YOUR OBJECTIVE
Each entry that follows is to be retyped exactly. Pictures do not belong in the copy.

Figure scripts
====================

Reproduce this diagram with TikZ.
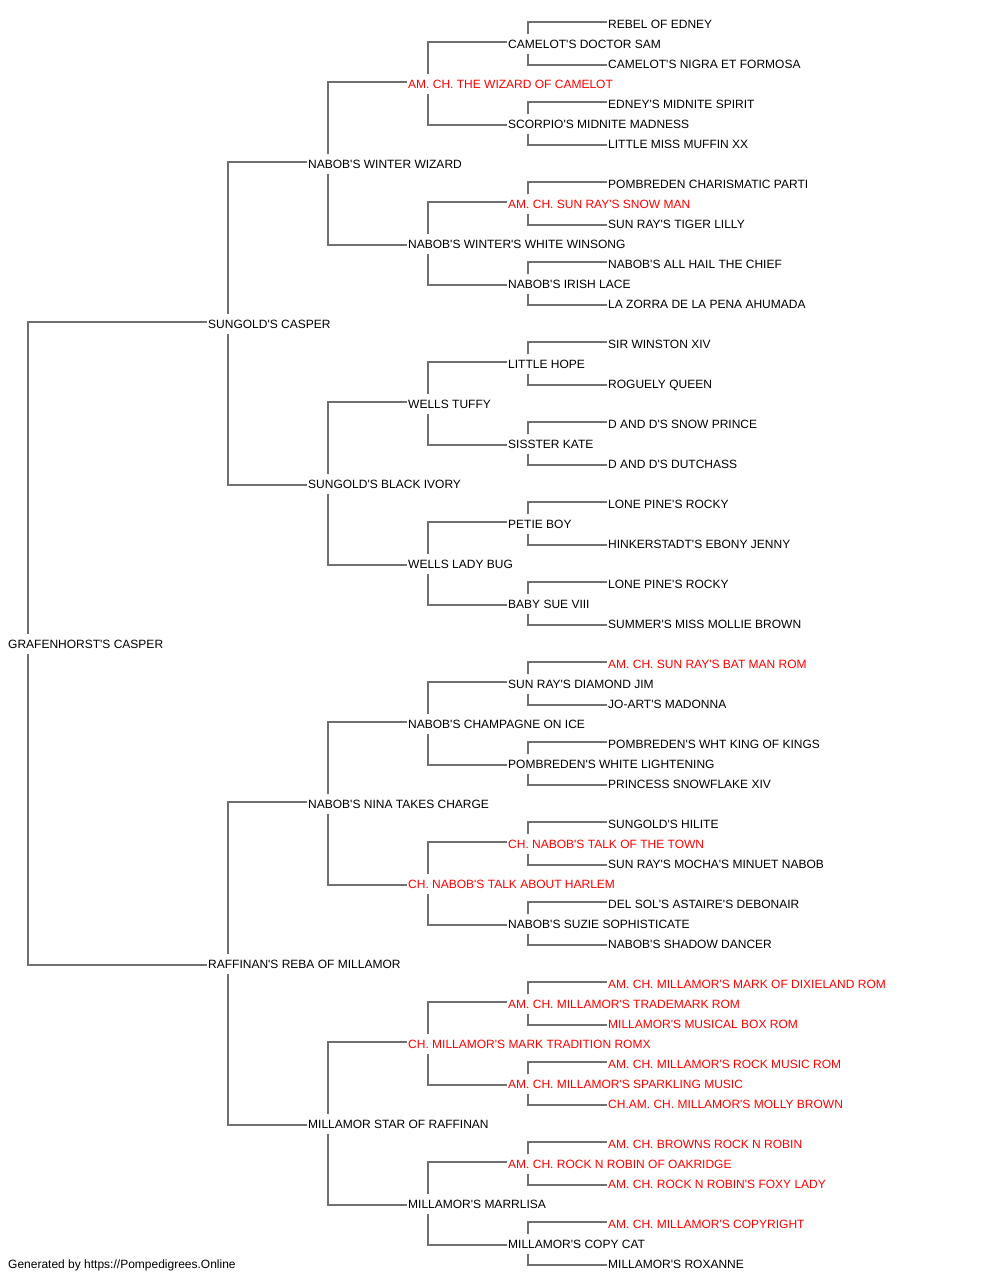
\documentclass[tikz,border=0pt]{standalone}
\usepackage{fontspec}
\setmainfont{Liberation Sans}[Ligatures=TeXOff]
\pgfdeclarelayer{paper}
\pgfdeclarelayer{background}
\pgfsetlayers{paper,background,main}
\definecolor{linegray}{RGB}{112,112,112}
\definecolor{chred}{RGB}{255,0,0}
\tikzset{
  pnode/.style={anchor=base west, fill=white, inner xsep=1.5pt, inner ysep=0pt,
    text height=15pt, text depth=5pt, font=\fontsize{12pt}{14pt}\selectfont, text=black},
  champ/.style={text=chred},
  link/.style={draw=linegray, line width=2pt}
}
\newcommand\pn[5]{\node[pnode,#5] (#1) at ({#2-1.5},{#3+4.5}) {#4};}
\newcommand\pedfam[3]{%
  \draw[link] ([xshift=21.5pt]#1.base west) |- ([yshift=6.5pt]#2.base west);
  \draw[link] ([xshift=21.5pt]#1.base west) |- ([yshift=3.5pt]#3.base west);}
\begin{document}
\begin{tikzpicture}[x=1pt,y=-1pt]
\useasboundingbox (0,0) rectangle (1000,1280);
\begin{pgfonlayer}{paper}
\fill[white] (0,0) rectangle (1000,1280);
\end{pgfonlayer}
% generation 0
\pn{R}{8}{644}{GRAFENHORST'S CASPER}{}
% generation 1
\pn{P0}{208}{324}{SUNGOLD'S CASPER}{}
\pn{P1}{208}{964}{RAFFINAN'S REBA OF MILLAMOR}{}
% generation 2
\pn{G0}{308}{164}{NABOB'S WINTER WIZARD}{}
\pn{G1}{308}{484}{SUNGOLD'S BLACK IVORY}{}
\pn{G2}{308}{804}{NABOB'S NINA TAKES CHARGE}{}
\pn{G3}{308}{1124}{MILLAMOR STAR OF RAFFINAN}{}
% generation 3
\pn{T0}{408}{84}{AM. CH. THE WIZARD OF CAMELOT}{champ}
\pn{T1}{408}{244}{NABOB'S WINTER'S WHITE WINSONG}{}
\pn{T2}{408}{404}{WELLS TUFFY}{}
\pn{T3}{408}{564}{WELLS LADY BUG}{}
\pn{T4}{408}{724}{NABOB'S CHAMPAGNE ON ICE}{}
\pn{T5}{408}{884}{CH. NABOB'S TALK ABOUT HARLEM}{champ}
\pn{T6}{408}{1044}{CH. MILLAMOR'S MARK TRADITION ROMX}{champ}
\pn{T7}{408}{1204}{MILLAMOR'S MARRLISA}{}
% generation 4
\pn{M0}{508}{44}{CAMELOT'S DOCTOR SAM}{}
\pn{M1}{508}{124}{SCORPIO'S MIDNITE MADNESS}{}
\pn{M2}{508}{204}{AM. CH. SUN RAY'S SNOW MAN}{champ}
\pn{M3}{508}{284}{NABOB'S IRISH LACE}{}
\pn{M4}{508}{364}{LITTLE HOPE}{}
\pn{M5}{508}{444}{SISSTER KATE}{}
\pn{M6}{508}{524}{PETIE BOY}{}
\pn{M7}{508}{604}{BABY SUE VIII}{}
\pn{M8}{508}{684}{SUN RAY'S DIAMOND JIM}{}
\pn{M9}{508}{764}{POMBREDEN'S WHITE LIGHTENING}{}
\pn{M10}{508}{844}{CH. NABOB'S TALK OF THE TOWN}{champ}
\pn{M11}{508}{924}{NABOB'S SUZIE SOPHISTICATE}{}
\pn{M12}{508}{1004}{AM. CH. MILLAMOR'S TRADEMARK ROM}{champ}
\pn{M13}{508}{1084}{AM. CH. MILLAMOR'S SPARKLING MUSIC}{champ}
\pn{M14}{508}{1164}{AM. CH. ROCK N ROBIN OF OAKRIDGE}{champ}
\pn{M15}{508}{1244}{MILLAMOR'S COPY CAT}{}
% generation 5
\pn{L0}{608}{24}{REBEL OF EDNEY}{}
\pn{L1}{608}{64}{CAMELOT'S NIGRA ET FORMOSA}{}
\pn{L2}{608}{104}{EDNEY'S MIDNITE SPIRIT}{}
\pn{L3}{608}{144}{LITTLE MISS MUFFIN XX}{}
\pn{L4}{608}{184}{POMBREDEN CHARISMATIC PARTI}{}
\pn{L5}{608}{224}{SUN RAY'S TIGER LILLY}{}
\pn{L6}{608}{264}{NABOB'S ALL HAIL THE CHIEF}{}
\pn{L7}{608}{304}{LA ZORRA DE LA PENA AHUMADA}{}
\pn{L8}{608}{344}{SIR WINSTON XIV}{}
\pn{L9}{608}{384}{ROGUELY QUEEN}{}
\pn{L10}{608}{424}{D AND D'S SNOW PRINCE}{}
\pn{L11}{608}{464}{D AND D'S DUTCHASS}{}
\pn{L12}{608}{504}{LONE PINE'S ROCKY}{}
\pn{L13}{608}{544}{HINKERSTADT'S EBONY JENNY}{}
\pn{L14}{608}{584}{LONE PINE'S ROCKY}{}
\pn{L15}{608}{624}{SUMMER'S MISS MOLLIE BROWN}{}
\pn{L16}{608}{664}{AM. CH. SUN RAY'S BAT MAN ROM}{champ}
\pn{L17}{608}{704}{JO-ART'S MADONNA}{}
\pn{L18}{608}{744}{POMBREDEN'S WHT KING OF KINGS}{}
\pn{L19}{608}{784}{PRINCESS SNOWFLAKE XIV}{}
\pn{L20}{608}{824}{SUNGOLD'S HILITE}{}
\pn{L21}{608}{864}{SUN RAY'S MOCHA'S MINUET NABOB}{}
\pn{L22}{608}{904}{DEL SOL'S ASTAIRE'S DEBONAIR}{}
\pn{L23}{608}{944}{NABOB'S SHADOW DANCER}{}
\pn{L24}{608}{984}{AM. CH. MILLAMOR'S MARK OF DIXIELAND ROM}{champ}
\pn{L25}{608}{1024}{MILLAMOR'S MUSICAL BOX ROM}{champ}
\pn{L26}{608}{1064}{AM. CH. MILLAMOR'S ROCK MUSIC ROM}{champ}
\pn{L27}{608}{1104}{CH.AM. CH. MILLAMOR'S MOLLY BROWN}{champ}
\pn{L28}{608}{1144}{AM. CH. BROWNS ROCK N ROBIN}{champ}
\pn{L29}{608}{1184}{AM. CH. ROCK N ROBIN'S FOXY LADY}{champ}
\pn{L30}{608}{1224}{AM. CH. MILLAMOR'S COPYRIGHT}{champ}
\pn{L31}{608}{1264}{MILLAMOR'S ROXANNE}{}
% footer
\node[pnode, fill=none] (footer) at (6.5,1268.5) {Generated by https://Pompedigrees.Online};
% connectors
\begin{pgfonlayer}{background}
\pedfam{R}{P0}{P1}
\foreach \i in {0,1}{\pgfmathtruncatemacro\a{2*\i}\pgfmathtruncatemacro\b{2*\i+1}\pedfam{P\i}{G\a}{G\b}}
\foreach \i in {0,...,3}{\pgfmathtruncatemacro\a{2*\i}\pgfmathtruncatemacro\b{2*\i+1}\pedfam{G\i}{T\a}{T\b}}
\foreach \i in {0,...,7}{\pgfmathtruncatemacro\a{2*\i}\pgfmathtruncatemacro\b{2*\i+1}\pedfam{T\i}{M\a}{M\b}}
\foreach \i in {0,...,15}{\pgfmathtruncatemacro\a{2*\i}\pgfmathtruncatemacro\b{2*\i+1}\pedfam{M\i}{L\a}{L\b}}
\end{pgfonlayer}
\end{tikzpicture}
\end{document}
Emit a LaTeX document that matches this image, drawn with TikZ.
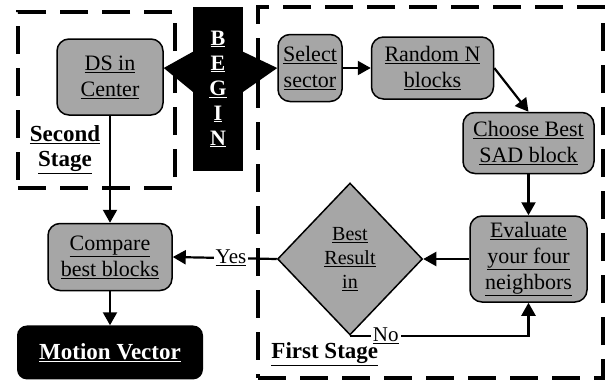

====================

OUTPUT OF THE TASK
Reproduce this diagram with TikZ.
\documentclass[tikz,border=0pt]{standalone}
\usepackage{fontspec}
\setmainfont{Liberation Sans}[Ligatures=TeXOff]
\pgfdeclarelayer{paper}
\pgfdeclarelayer{background}
\pgfsetlayers{paper,background,main}
\definecolor{linegray}{RGB}{112,112,112}
\definecolor{chred}{RGB}{255,0,0}
\tikzset{
  pnode/.style={anchor=base west, fill=white, inner xsep=1.5pt, inner ysep=0pt,
    text height=15pt, text depth=5pt, font=\fontsize{12pt}{14pt}\selectfont, text=black},
  champ/.style={text=chred},
  link/.style={draw=linegray, line width=2pt}
}
\newcommand\pn[5]{\node[pnode,#5] (#1) at ({#2-1.5},{#3+4.5}) {#4};}
\newcommand\pedfam[3]{%
  \draw[link] ([xshift=21.5pt]#1.base west) |- ([yshift=6.5pt]#2.base west);
  \draw[link] ([xshift=21.5pt]#1.base west) |- ([yshift=3.5pt]#3.base west);}
\begin{document}
\begin{tikzpicture}[x=1pt,y=-1pt]
\useasboundingbox (0,0) rectangle (1000,1280);
\begin{pgfonlayer}{paper}
\fill[white] (0,0) rectangle (1000,1280);
\end{pgfonlayer}
% generation 0
\pn{R}{8}{644}{GRAFENHORST'S CASPER}{}
% generation 1
\pn{P0}{208}{324}{SUNGOLD'S CASPER}{}
\pn{P1}{208}{964}{RAFFINAN'S REBA OF MILLAMOR}{}
% generation 2
\pn{G0}{308}{164}{NABOB'S WINTER WIZARD}{}
\pn{G1}{308}{484}{SUNGOLD'S BLACK IVORY}{}
\pn{G2}{308}{804}{NABOB'S NINA TAKES CHARGE}{}
\pn{G3}{308}{1124}{MILLAMOR STAR OF RAFFINAN}{}
% generation 3
\pn{T0}{408}{84}{AM. CH. THE WIZARD OF CAMELOT}{champ}
\pn{T1}{408}{244}{NABOB'S WINTER'S WHITE WINSONG}{}
\pn{T2}{408}{404}{WELLS TUFFY}{}
\pn{T3}{408}{564}{WELLS LADY BUG}{}
\pn{T4}{408}{724}{NABOB'S CHAMPAGNE ON ICE}{}
\pn{T5}{408}{884}{CH. NABOB'S TALK ABOUT HARLEM}{champ}
\pn{T6}{408}{1044}{CH. MILLAMOR'S MARK TRADITION ROMX}{champ}
\pn{T7}{408}{1204}{MILLAMOR'S MARRLISA}{}
% generation 4
\pn{M0}{508}{44}{CAMELOT'S DOCTOR SAM}{}
\pn{M1}{508}{124}{SCORPIO'S MIDNITE MADNESS}{}
\pn{M2}{508}{204}{AM. CH. SUN RAY'S SNOW MAN}{champ}
\pn{M3}{508}{284}{NABOB'S IRISH LACE}{}
\pn{M4}{508}{364}{LITTLE HOPE}{}
\pn{M5}{508}{444}{SISSTER KATE}{}
\pn{M6}{508}{524}{PETIE BOY}{}
\pn{M7}{508}{604}{BABY SUE VIII}{}
\pn{M8}{508}{684}{SUN RAY'S DIAMOND JIM}{}
\pn{M9}{508}{764}{POMBREDEN'S WHITE LIGHTENING}{}
\pn{M10}{508}{844}{CH. NABOB'S TALK OF THE TOWN}{champ}
\pn{M11}{508}{924}{NABOB'S SUZIE SOPHISTICATE}{}
\pn{M12}{508}{1004}{AM. CH. MILLAMOR'S TRADEMARK ROM}{champ}
\pn{M13}{508}{1084}{AM. CH. MILLAMOR'S SPARKLING MUSIC}{champ}
\pn{M14}{508}{1164}{AM. CH. ROCK N ROBIN OF OAKRIDGE}{champ}
\pn{M15}{508}{1244}{MILLAMOR'S COPY CAT}{}
% generation 5
\pn{L0}{608}{24}{REBEL OF EDNEY}{}
\pn{L1}{608}{64}{CAMELOT'S NIGRA ET FORMOSA}{}
\pn{L2}{608}{104}{EDNEY'S MIDNITE SPIRIT}{}
\pn{L3}{608}{144}{LITTLE MISS MUFFIN XX}{}
\pn{L4}{608}{184}{POMBREDEN CHARISMATIC PARTI}{}
\pn{L5}{608}{224}{SUN RAY'S TIGER LILLY}{}
\pn{L6}{608}{264}{NABOB'S ALL HAIL THE CHIEF}{}
\pn{L7}{608}{304}{LA ZORRA DE LA PENA AHUMADA}{}
\pn{L8}{608}{344}{SIR WINSTON XIV}{}
\pn{L9}{608}{384}{ROGUELY QUEEN}{}
\pn{L10}{608}{424}{D AND D'S SNOW PRINCE}{}
\pn{L11}{608}{464}{D AND D'S DUTCHASS}{}
\pn{L12}{608}{504}{LONE PINE'S ROCKY}{}
\pn{L13}{608}{544}{HINKERSTADT'S EBONY JENNY}{}
\pn{L14}{608}{584}{LONE PINE'S ROCKY}{}
\pn{L15}{608}{624}{SUMMER'S MISS MOLLIE BROWN}{}
\pn{L16}{608}{664}{AM. CH. SUN RAY'S BAT MAN ROM}{champ}
\pn{L17}{608}{704}{JO-ART'S MADONNA}{}
\pn{L18}{608}{744}{POMBREDEN'S WHT KING OF KINGS}{}
\pn{L19}{608}{784}{PRINCESS SNOWFLAKE XIV}{}
\pn{L20}{608}{824}{SUNGOLD'S HILITE}{}
\pn{L21}{608}{864}{SUN RAY'S MOCHA'S MINUET NABOB}{}
\pn{L22}{608}{904}{DEL SOL'S ASTAIRE'S DEBONAIR}{}
\pn{L23}{608}{944}{NABOB'S SHADOW DANCER}{}
\pn{L24}{608}{984}{AM. CH. MILLAMOR'S MARK OF DIXIELAND ROM}{champ}
\pn{L25}{608}{1024}{MILLAMOR'S MUSICAL BOX ROM}{champ}
\pn{L26}{608}{1064}{AM. CH. MILLAMOR'S ROCK MUSIC ROM}{champ}
\pn{L27}{608}{1104}{CH.AM. CH. MILLAMOR'S MOLLY BROWN}{champ}
\pn{L28}{608}{1144}{AM. CH. BROWNS ROCK N ROBIN}{champ}
\pn{L29}{608}{1184}{AM. CH. ROCK N ROBIN'S FOXY LADY}{champ}
\pn{L30}{608}{1224}{AM. CH. MILLAMOR'S COPYRIGHT}{champ}
\pn{L31}{608}{1264}{MILLAMOR'S ROXANNE}{}
% footer
\node[pnode, fill=none] (footer) at (6.5,1268.5) {Generated by https://Pompedigrees.Online};
% connectors
\begin{pgfonlayer}{background}
\pedfam{R}{P0}{P1}
\foreach \i in {0,1}{\pgfmathtruncatemacro\a{2*\i}\pgfmathtruncatemacro\b{2*\i+1}\pedfam{P\i}{G\a}{G\b}}
\foreach \i in {0,...,3}{\pgfmathtruncatemacro\a{2*\i}\pgfmathtruncatemacro\b{2*\i+1}\pedfam{G\i}{T\a}{T\b}}
\foreach \i in {0,...,7}{\pgfmathtruncatemacro\a{2*\i}\pgfmathtruncatemacro\b{2*\i+1}\pedfam{T\i}{M\a}{M\b}}
\foreach \i in {0,...,15}{\pgfmathtruncatemacro\a{2*\i}\pgfmathtruncatemacro\b{2*\i+1}\pedfam{M\i}{L\a}{L\b}}
\end{pgfonlayer}
\end{tikzpicture}
\end{document}
Emit a LaTeX document that matches this image, drawn with TikZ.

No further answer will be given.